The comments come after the Centre announced an income support of Rs 6,000 for every small and marginal farmer in a scheme based on a similar one announced in Telangana.

Days before the budget announcement, the opposition Congress had announced to implement a similar scheme if voted to power in the general elections.

Reddy said the major concern with a scheme like the income support, which will cost the exchequer Rs 70,000 crore in FY20, is the recurring nature and pointed out that this will constrain the fiscal balances.

He also went public with concerns on its implementation by the Union government as crucial factors like administrative machinery, land records, domain knowledge is with the state governments.

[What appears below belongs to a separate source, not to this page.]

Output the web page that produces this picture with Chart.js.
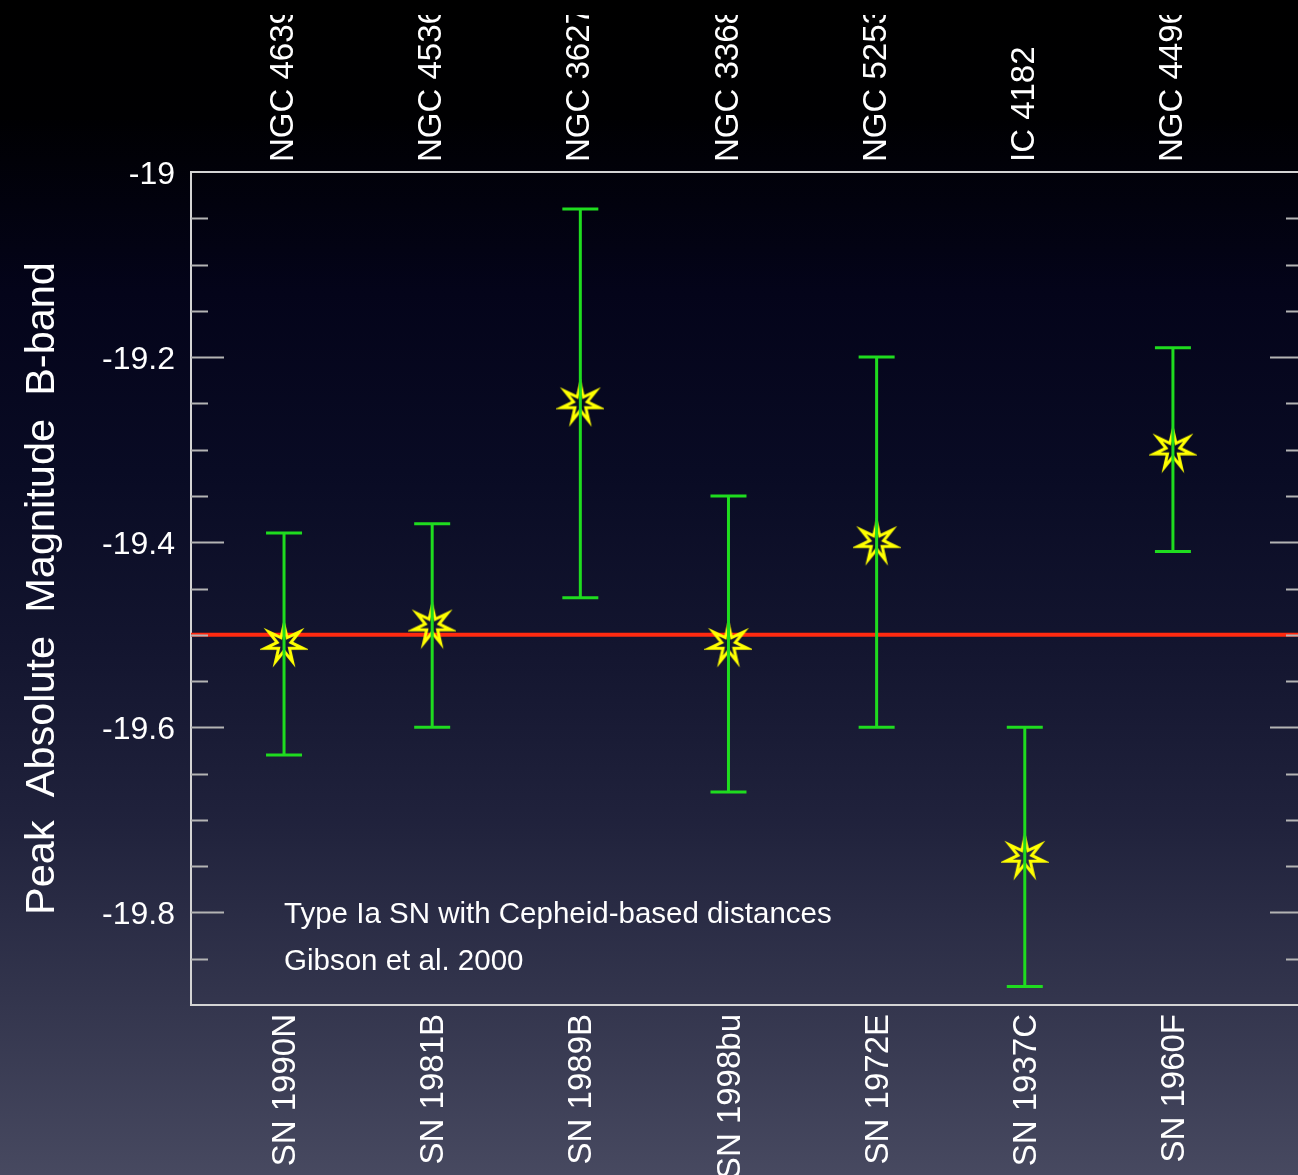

Some states may argue that the scheme does not make a distinction between the poorer states with distressed agriculture and others where agriculture is relatively more viable, he said.

Reddy also spoke out against farm debt waivers, saying such measures are “taken unilaterally by Central Government or by State Governments with no coherent assessment or assumption of responsibilities”, adding that these are made on an “ad hoc basis and piecemeal fashion”.

“It is also not very clear as to how much of the waiver benefits the farmers and now much of it is relevant to the banking system that has extended the loans,” he added.

Pitching for the agricultural distressed fund, Reddy said there is the need for an independent, apolitical body to make the determination to ensure process integrity and the funds should flow from a non-lapsable corpus shared by the Union and the state governments.